Von Andrzej Felczak

Liebe Leserin, lieber Leser,

Andrzej Felczak, Vorsitzender von Radlobby ARGUS und Radlobby Österreich

Die Auswirkungen der Erderwärmung werden immer dramatischer: Auf Grönland schmilzt das Eis im erschreckenden Tempo; Indien erlebt lebensbedrohliche Hitzewellen mit bis zu 50 Grad; in Luxemburg und Amsterdam wüteten Tornados. In Österreich war das Vorjahr das wärmste der Messgeschichte, der heurige Juni der heißeste je registrierte.

Zur Eindämmung der Klimakrise müssen alle Staaten der Erde ihre Verantwortung übernehmen und den CO2-Ausstoß, so wie im Pariser Abkommen vereinbart, massiv verringern. Das meiste CO2 haben die klassischen Industriestaaten in die Atmosphäre geblasen – der CO2-Ausstoß pro Kopf beträgt in der „westlichen Welt“ immer noch ein Vielfachens als jener in den Entwicklungsländern. Es ist daher völlig gerechtfertigt, dass die Industrieländer die Hauptlast übernehmen.

In Österreich ist bisher davon leider nichts zu sehen. In Sachen Treibhausgas-Reduktion liegt unser Land unter den unter den fünf letzten EU-Staaten. Größter Problembereich beim Klimaschutz hierzulande ist der Verkehr: die Verkehrszunahme macht Einsparungen der anderen Sektoren (Industrie, Gebäude) wieder zunichte. Die Politik in Österreich ist offensichtlich nicht imstande, die entsprechenden Konsequenzen aus den wissenschaftlichen Erkenntnissen zu ziehen: Bei – international erprobten – Maßnahmen wie einer ökosozialen Steuerreform samt CO2-Steuer, der systematischen Errichtung von Radinfrastruktur und Förderung des Radverkehrs mit entsprechenden Mitteln, blieben die österreichischen Bundesregierungen säumig.
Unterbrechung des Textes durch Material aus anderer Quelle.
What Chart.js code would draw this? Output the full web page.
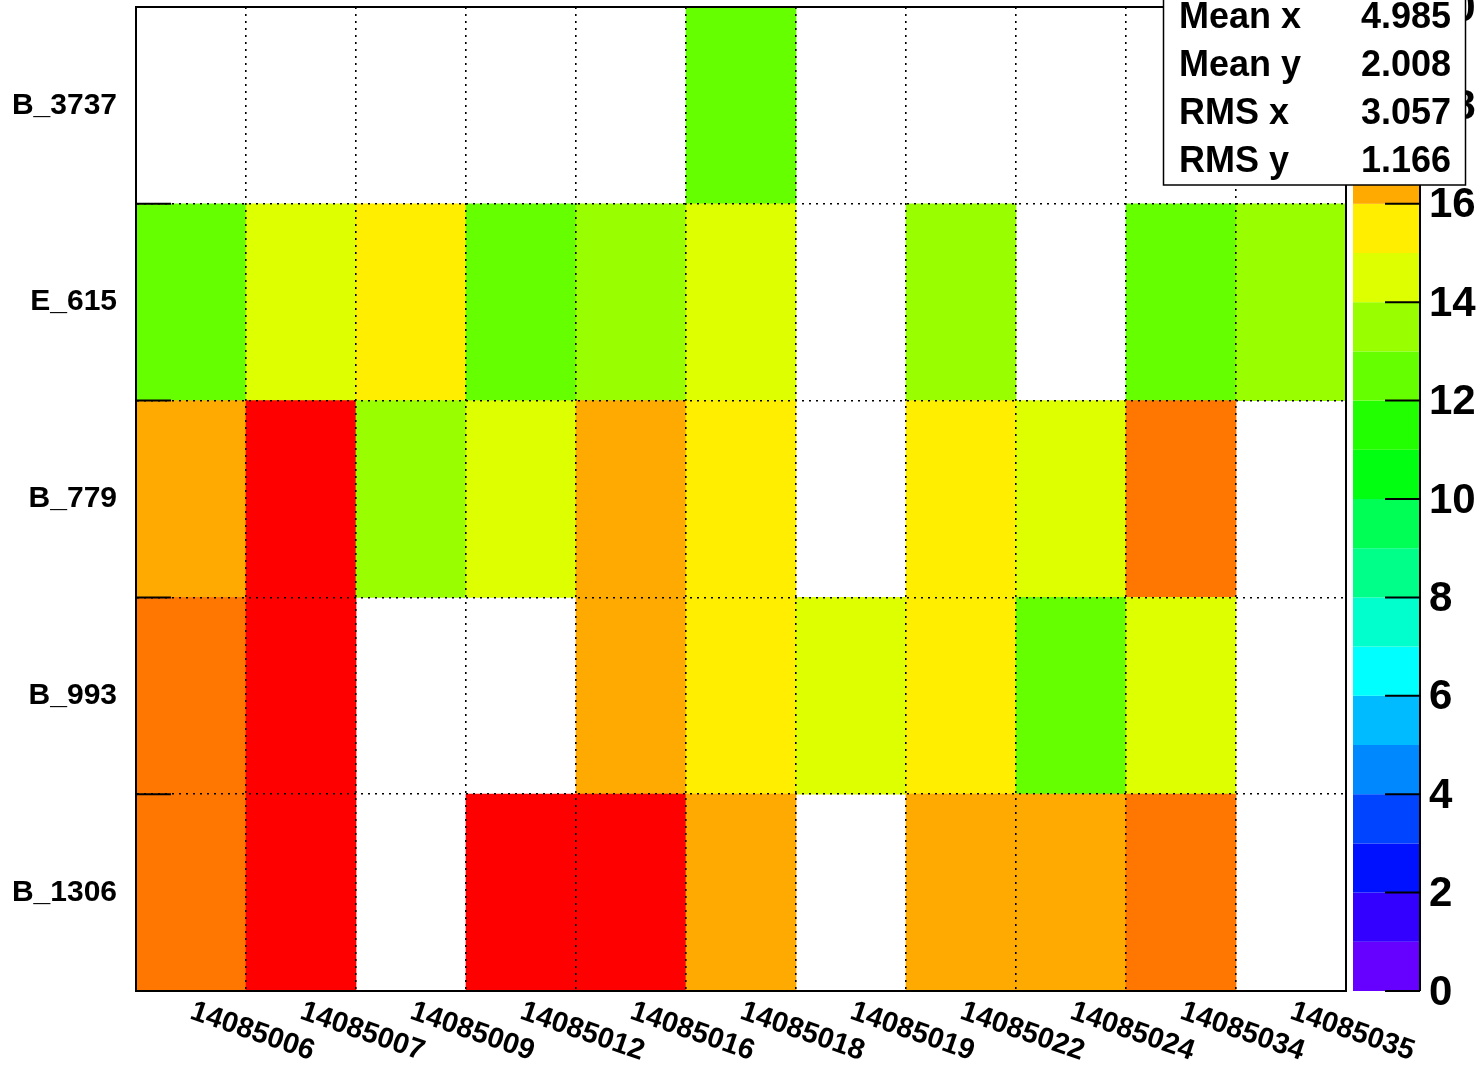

Der führende Klimaforscher Gottfried Kirchengast vom Wegener Center für Klima und Globalen Wandel an der Universität Graz nennt diese Politik „fahrlässig und verantwortungslos“. Zentrale Klimaschutzdaten mit Schwerpunkt Fahrrad finden Sie auf unsere Infografik in der Heftmitte (zum Herausnehmen).
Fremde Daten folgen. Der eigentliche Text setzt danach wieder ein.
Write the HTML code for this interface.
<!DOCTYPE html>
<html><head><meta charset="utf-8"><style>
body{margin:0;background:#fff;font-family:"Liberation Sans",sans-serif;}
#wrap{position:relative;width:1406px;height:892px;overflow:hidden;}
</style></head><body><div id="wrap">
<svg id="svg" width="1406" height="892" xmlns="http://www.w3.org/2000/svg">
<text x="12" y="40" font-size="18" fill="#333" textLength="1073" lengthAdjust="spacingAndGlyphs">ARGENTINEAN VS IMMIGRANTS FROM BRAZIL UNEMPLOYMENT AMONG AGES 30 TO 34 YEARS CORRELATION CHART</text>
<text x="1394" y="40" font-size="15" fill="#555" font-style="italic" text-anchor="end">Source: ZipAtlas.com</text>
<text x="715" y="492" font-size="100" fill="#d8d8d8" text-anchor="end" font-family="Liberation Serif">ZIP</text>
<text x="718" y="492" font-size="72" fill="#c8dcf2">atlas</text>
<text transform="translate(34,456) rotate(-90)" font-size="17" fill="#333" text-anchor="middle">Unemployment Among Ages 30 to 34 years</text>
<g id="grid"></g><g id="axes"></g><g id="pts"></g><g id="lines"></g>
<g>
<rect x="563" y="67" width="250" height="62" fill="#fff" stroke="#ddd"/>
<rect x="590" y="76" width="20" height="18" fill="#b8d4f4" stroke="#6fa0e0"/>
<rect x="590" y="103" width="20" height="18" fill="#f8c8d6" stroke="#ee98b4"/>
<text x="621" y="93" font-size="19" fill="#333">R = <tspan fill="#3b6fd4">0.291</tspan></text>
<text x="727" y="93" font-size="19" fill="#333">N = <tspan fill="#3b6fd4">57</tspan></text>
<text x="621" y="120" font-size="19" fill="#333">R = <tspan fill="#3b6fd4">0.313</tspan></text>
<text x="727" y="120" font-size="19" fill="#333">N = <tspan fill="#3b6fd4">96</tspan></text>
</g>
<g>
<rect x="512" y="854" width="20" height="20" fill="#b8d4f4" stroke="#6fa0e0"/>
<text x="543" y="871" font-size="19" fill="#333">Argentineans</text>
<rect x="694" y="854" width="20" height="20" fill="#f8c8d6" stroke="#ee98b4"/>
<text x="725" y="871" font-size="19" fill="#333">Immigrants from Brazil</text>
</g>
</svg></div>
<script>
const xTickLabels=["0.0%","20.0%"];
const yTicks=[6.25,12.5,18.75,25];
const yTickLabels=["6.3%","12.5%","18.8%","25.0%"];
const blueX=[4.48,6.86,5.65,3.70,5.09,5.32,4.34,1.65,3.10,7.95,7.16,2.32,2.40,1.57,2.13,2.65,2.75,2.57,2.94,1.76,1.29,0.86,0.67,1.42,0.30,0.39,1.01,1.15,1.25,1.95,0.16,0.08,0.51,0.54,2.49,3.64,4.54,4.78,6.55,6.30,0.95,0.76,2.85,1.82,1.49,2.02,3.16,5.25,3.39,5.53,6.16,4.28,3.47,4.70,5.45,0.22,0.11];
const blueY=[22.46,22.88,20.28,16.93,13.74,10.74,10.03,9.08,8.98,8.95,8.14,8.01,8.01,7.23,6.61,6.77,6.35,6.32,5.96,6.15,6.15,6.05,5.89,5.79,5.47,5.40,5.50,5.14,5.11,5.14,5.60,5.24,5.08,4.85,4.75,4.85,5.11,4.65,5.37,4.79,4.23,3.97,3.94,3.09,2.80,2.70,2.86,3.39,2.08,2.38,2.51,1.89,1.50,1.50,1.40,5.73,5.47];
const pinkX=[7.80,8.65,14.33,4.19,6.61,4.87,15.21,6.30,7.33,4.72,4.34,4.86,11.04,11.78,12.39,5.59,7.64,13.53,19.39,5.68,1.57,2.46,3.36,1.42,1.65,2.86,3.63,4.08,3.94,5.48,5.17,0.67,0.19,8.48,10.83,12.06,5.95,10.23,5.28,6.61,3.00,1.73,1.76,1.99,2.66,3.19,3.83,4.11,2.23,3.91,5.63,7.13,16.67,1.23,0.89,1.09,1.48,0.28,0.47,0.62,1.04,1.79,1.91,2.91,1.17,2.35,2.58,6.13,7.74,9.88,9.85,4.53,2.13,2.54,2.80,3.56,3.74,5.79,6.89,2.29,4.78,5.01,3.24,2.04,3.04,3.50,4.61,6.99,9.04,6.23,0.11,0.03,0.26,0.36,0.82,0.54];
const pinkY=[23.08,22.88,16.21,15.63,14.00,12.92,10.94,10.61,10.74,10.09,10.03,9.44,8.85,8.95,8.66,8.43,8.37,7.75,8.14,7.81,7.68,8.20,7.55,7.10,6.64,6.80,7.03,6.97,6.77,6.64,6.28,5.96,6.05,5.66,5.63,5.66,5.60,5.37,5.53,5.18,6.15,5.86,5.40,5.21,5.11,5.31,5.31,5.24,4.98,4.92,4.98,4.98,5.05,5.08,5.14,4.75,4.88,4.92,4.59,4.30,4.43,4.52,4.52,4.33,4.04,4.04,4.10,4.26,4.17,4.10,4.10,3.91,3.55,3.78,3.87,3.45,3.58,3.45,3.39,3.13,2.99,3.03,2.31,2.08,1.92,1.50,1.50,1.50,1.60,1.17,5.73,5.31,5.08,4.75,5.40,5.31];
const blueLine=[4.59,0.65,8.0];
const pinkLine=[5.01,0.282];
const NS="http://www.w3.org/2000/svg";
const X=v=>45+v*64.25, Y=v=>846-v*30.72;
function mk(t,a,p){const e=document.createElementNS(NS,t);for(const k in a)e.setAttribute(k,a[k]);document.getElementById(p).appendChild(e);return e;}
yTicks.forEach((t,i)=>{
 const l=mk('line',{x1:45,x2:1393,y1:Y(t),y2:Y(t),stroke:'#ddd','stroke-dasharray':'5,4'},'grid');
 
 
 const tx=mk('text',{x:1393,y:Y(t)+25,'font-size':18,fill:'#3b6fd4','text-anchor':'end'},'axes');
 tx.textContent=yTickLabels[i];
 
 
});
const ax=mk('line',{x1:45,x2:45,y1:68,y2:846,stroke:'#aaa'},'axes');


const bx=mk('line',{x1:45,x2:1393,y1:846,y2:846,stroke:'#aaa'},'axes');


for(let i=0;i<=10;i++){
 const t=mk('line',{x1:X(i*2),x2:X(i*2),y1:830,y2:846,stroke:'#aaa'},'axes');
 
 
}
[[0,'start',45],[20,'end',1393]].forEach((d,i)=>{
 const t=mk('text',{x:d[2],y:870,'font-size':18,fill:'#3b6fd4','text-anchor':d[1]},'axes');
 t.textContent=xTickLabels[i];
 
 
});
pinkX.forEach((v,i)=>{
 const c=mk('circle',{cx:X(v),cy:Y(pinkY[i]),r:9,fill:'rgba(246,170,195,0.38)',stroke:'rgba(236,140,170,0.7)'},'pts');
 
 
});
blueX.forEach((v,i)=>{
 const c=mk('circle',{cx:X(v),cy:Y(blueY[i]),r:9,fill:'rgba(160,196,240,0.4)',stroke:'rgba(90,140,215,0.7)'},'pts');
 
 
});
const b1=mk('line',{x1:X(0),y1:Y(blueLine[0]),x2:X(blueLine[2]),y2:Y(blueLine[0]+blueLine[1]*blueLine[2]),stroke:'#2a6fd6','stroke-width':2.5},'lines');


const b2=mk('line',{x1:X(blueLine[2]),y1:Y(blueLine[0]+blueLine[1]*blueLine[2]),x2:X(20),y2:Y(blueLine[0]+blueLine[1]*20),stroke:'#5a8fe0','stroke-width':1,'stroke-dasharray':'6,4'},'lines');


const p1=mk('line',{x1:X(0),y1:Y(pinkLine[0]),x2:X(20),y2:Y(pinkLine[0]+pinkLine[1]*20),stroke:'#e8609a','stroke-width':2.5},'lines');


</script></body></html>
Am 29. September findet die Nationalratswahl statt. Hier haben Sie als Wählerinnen und Wähler die Möglichkeit, die zukünftige Klimapolitik mitzubeeinflussen. Auf Seite 12 haben wir die Positionen der Parteien analysiert, um Ihnen eine Entscheidungshilfe zu bieten. Berücksichtigen Sie bei Ihrer Entscheidung auch den bisherigen Beitrag der Parteien zum Klimaschutz.

Beim Radfahren spielt in Österreich die Politik der Länder eine sehr große Rolle. Ein besonders krasses Negativbeispiel für fehlgeleitete Mobilitätspolitik ist das Land Niederösterreich. Eine präzise Analyse dazu findet sich auf Seite 15.

Außerdem in diesem Heft: Ein großer Schwerpunkt zum Thema Sattel und Sitzen. Jeder, der schon einmal längere Strecken mit dem Fahrrad gefahren ist, kennt den Leidensdruck, der sich mit einem suboptimalen Sattel aufbaut. Reinhold Seitl hat sich umfassend mit dem Thema auseinandergesetzt (zu lesen ab Seite 30).

Einige Leserinnen und Leser haben uns zu Recht darauf hingewiesen, wie wichtig auch bei Radreisen die klimagerechte Anreise ist. Ihnen sei die große Radreisegeschichte in diesem Heft besonders ans Herz gelegt: Caroline Leitner und Gerold Ludwig reisten von Barcelona nach Porto. Mit Kleinkind im Fahrrad-Anhänger. Nur mit Fahrrad und Bahn.

Das DRAHTESEL-Team wünscht allen gute und sichere Fahrt.